While completing his Masters Degree, Desjarlais was guided by two extraordinary mentors, the First Status Indigenous man to attain a Doctorate in Saskatchewan, Dr. Oliver Brass, and Tom Dore, a Mohawk lawyer. “It was a privilege to get in-depth understanding of the Treaties and the Indian Act from these two great men,” says Desjarlais, with visible emotion. Today, although his heart and home are right here in Saskatchewan, Desjarlais spends time consulting in Alberta where he has built a reputation as a strong negotiator who always manages to bring the right people to the table. He has much advice for the business community on working with First Nations, Inuit and Métis communities.
As we explore the need for greater collaboration, companies can begin taking simple but important steps. “One thing is constant from the majority of my non-Indigenous clients, they genuinely want to work with our Indigenous communities but they do not know where to start or how to even address their leaders,” says Desjarlais. His solution is unpretentious: “pick up the phone after hours and call the First Nation’s Band Office you are trying to connect with and listen to their voice message. You will learn the proper pronunciation and how the people of that First Nation call themselves.”
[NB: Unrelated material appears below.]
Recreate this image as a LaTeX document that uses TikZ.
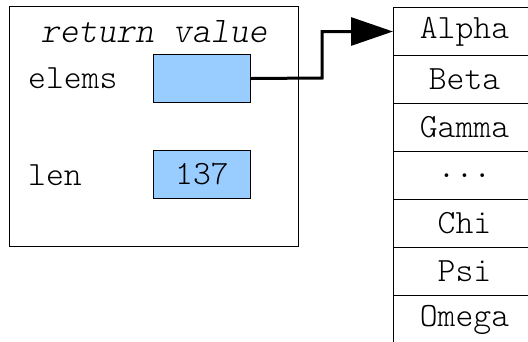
\documentclass[tikz,border=0pt]{standalone}
\usepackage{fontspec}
\setmonofont{lmmonolt10-regular.otf}[ItalicFont=lmmonolt10-oblique.otf]
\usetikzlibrary{arrows.meta}
\begin{document}
\begin{tikzpicture}[x=1pt,y=-1pt,
  txt/.style={font=\fontsize{34}{36}\selectfont\ttfamily},
  lbl/.style={txt, inner sep=0pt},
  field/.style={draw=black, line width=1pt, fill={rgb,255:red,153;green,204;blue,255}, minimum width=97pt, minimum height=48pt, inner sep=0pt, anchor=north west},
  cell/.style={txt, draw=black, line width=1pt, fill=white, minimum width=142pt, minimum height=48pt, inner sep=0pt, anchor=north west},
  ptr/.style={line width=3pt, -{Triangle[length=42pt,width=28pt]}}]
\useasboundingbox (0,0) rectangle (528,341);
\begin{scope}
\clip (0,0) rectangle (528,341);
\node[draw=black, line width=1pt, minimum width=289pt, minimum height=240pt, anchor=north west, inner sep=0pt] (frame) at (9,6) {};
\node[inner sep=0pt, font=\fontsize{36}{38}\selectfont\ttfamily\itshape] (title) at (154,32) {return value};
\node[lbl, anchor=west] (lelems) at (28,78) {elems};
\node[lbl, anchor=west] (llen) at (28,175) {len};
\node[field] (elems) at (153,54) {};
\node[field, txt] (len) at (153,150) {137};
\node[cell] (c1) at (393,7) {Alpha};
\node[cell] (c2) at (393,55) {Beta};
\node[cell] (c3) at (393,103) {Gamma};
\node[cell] (c4) at (393,151) {...};
\node[cell] (c5) at (393,199) {Chi};
\node[cell] (c6) at (393,247) {Psi};
\node[cell] (c7) at (393,295) {Omega};
\coordinate (bend) at (322,78);
\draw[ptr, line join=miter] (elems.east) -- (bend) |- (c1.west);
\end{scope}
\end{tikzpicture}
\end{document}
After 300 years of co-habitation with our First Nations, Inuit and Métis peoples, business owners must return to Communications 101. As businesses continue to develop their HR policies, hiring practices and training strategy, they often forget to gauge their welcoming factor. “Let’s take the time to look around the coffee room, who are you inviting for coffee or lunch? As a business owner, are you taking the time to get to know your Indigenous employees, to find out about their family and kids?” asks Desjarlais.
Businesses will gain such an advantage once they understand that “one size fits all approach” does not work with our Indigenous population. Getting to know each nation separately and apart from the other is one key to success in building a trusting working relationship. “Our people are not just disparate but diversified in terms of culture and languages. What may work with one group will not necessarily work with another,” Desjarlais often reminds his clients.
So, what will it take to bring our business owners to work together with Indigenous businesses? “First, they must do their research on the Indigenous group they are looking to work with, as they would with any other organization,” says Desjarlais. “You would not look to do a joint venture with a company without due diligence and investigation. So why would you consider a joint venture with an Indigenous organization in any other way?” he adds.